Entries with chart source code
----------

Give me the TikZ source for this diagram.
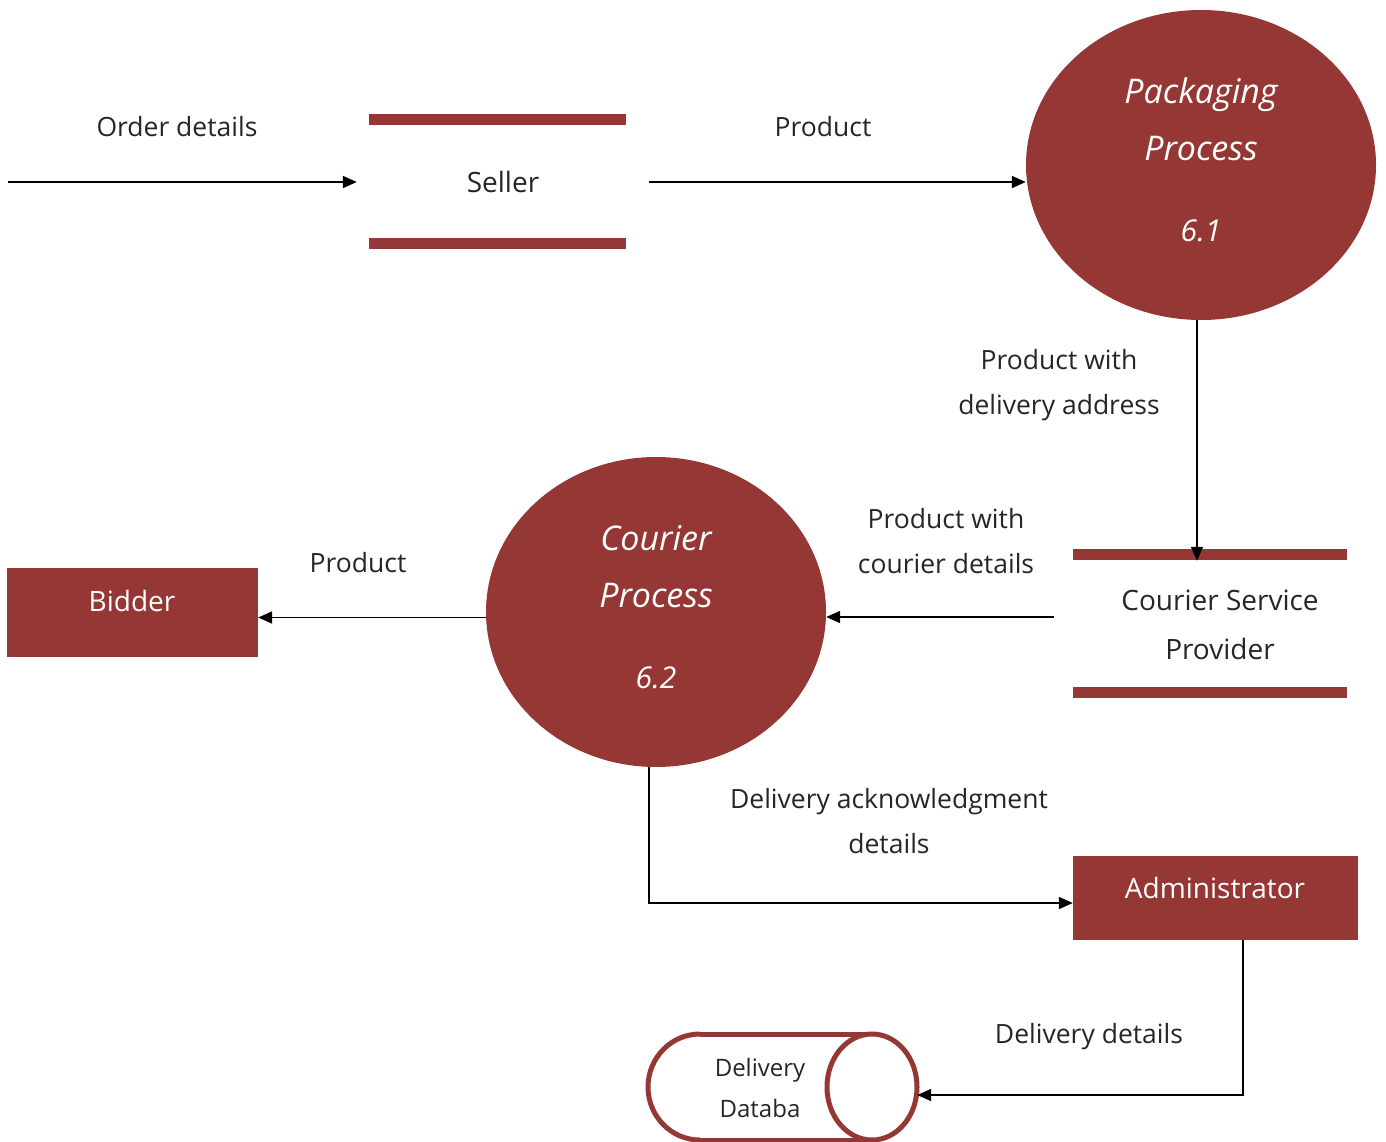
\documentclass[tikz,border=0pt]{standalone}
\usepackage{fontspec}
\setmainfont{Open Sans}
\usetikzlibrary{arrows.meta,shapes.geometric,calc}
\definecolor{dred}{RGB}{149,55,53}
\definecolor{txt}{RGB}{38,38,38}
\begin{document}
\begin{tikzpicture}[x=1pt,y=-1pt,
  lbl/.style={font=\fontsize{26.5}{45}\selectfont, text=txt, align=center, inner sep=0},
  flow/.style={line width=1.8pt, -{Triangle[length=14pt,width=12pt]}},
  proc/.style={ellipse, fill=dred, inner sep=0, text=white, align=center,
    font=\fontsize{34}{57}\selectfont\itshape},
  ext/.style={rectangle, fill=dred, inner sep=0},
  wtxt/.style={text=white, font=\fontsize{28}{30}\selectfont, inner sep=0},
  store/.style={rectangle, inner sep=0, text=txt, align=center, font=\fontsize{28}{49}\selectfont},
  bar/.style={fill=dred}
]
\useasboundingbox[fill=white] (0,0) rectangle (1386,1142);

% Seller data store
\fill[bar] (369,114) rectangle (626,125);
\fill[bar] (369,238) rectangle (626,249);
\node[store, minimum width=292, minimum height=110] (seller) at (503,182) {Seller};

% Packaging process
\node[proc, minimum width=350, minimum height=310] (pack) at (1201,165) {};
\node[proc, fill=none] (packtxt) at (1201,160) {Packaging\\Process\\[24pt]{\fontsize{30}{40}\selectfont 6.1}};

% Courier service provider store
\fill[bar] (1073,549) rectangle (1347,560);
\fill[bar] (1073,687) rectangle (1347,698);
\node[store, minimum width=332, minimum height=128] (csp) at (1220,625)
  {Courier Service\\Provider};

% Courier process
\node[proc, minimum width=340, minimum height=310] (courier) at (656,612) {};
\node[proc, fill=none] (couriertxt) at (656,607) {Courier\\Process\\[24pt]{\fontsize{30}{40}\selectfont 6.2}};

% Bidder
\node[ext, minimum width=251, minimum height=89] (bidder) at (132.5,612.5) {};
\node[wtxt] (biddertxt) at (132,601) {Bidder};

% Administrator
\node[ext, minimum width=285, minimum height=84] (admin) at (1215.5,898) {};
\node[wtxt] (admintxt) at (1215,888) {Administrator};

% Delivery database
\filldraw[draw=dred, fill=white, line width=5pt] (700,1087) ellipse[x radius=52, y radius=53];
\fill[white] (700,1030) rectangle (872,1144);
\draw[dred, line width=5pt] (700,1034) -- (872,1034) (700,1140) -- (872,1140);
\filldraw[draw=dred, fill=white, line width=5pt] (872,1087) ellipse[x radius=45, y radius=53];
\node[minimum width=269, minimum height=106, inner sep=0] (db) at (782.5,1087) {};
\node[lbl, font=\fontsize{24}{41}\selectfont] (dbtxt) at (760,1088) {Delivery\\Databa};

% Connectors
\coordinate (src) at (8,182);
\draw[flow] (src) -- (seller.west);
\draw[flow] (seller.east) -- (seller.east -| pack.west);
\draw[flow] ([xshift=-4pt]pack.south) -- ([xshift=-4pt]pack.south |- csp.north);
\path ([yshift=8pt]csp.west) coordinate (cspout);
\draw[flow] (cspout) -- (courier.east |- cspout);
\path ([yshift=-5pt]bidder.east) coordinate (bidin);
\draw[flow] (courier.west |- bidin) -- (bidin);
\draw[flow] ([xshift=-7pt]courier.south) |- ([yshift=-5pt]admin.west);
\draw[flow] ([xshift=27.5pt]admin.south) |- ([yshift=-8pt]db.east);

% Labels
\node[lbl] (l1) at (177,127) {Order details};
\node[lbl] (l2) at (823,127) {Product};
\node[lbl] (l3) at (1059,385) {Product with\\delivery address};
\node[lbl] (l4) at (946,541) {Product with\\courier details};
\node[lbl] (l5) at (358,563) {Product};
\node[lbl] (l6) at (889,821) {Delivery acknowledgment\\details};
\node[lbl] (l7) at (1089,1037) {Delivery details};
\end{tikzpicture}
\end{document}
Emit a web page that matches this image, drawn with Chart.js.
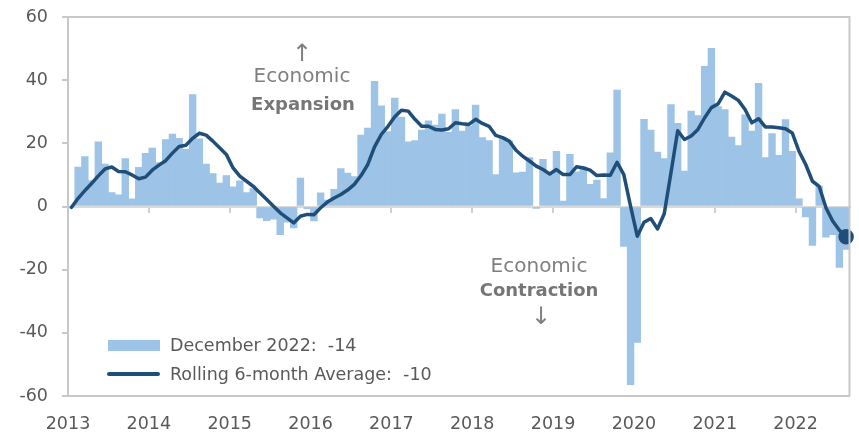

----------

### REQUIREMENT
Repeat the listing above from its first line through the line that contains "minimum width=292, minimum", both included, and nothing more. Drop the pictures.

### OUTPUT OF THE EXERCISE
Give me the TikZ source for this diagram.
\documentclass[tikz,border=0pt]{standalone}
\usepackage{fontspec}
\setmainfont{Open Sans}
\usetikzlibrary{arrows.meta,shapes.geometric,calc}
\definecolor{dred}{RGB}{149,55,53}
\definecolor{txt}{RGB}{38,38,38}
\begin{document}
\begin{tikzpicture}[x=1pt,y=-1pt,
  lbl/.style={font=\fontsize{26.5}{45}\selectfont, text=txt, align=center, inner sep=0},
  flow/.style={line width=1.8pt, -{Triangle[length=14pt,width=12pt]}},
  proc/.style={ellipse, fill=dred, inner sep=0, text=white, align=center,
    font=\fontsize{34}{57}\selectfont\itshape},
  ext/.style={rectangle, fill=dred, inner sep=0},
  wtxt/.style={text=white, font=\fontsize{28}{30}\selectfont, inner sep=0},
  store/.style={rectangle, inner sep=0, text=txt, align=center, font=\fontsize{28}{49}\selectfont},
  bar/.style={fill=dred}
]
\useasboundingbox[fill=white] (0,0) rectangle (1386,1142);

% Seller data store
\fill[bar] (369,114) rectangle (626,125);
\fill[bar] (369,238) rectangle (626,249);
\node[store, minimum width=292, minimum height=110] (seller) at (503,182) {Seller};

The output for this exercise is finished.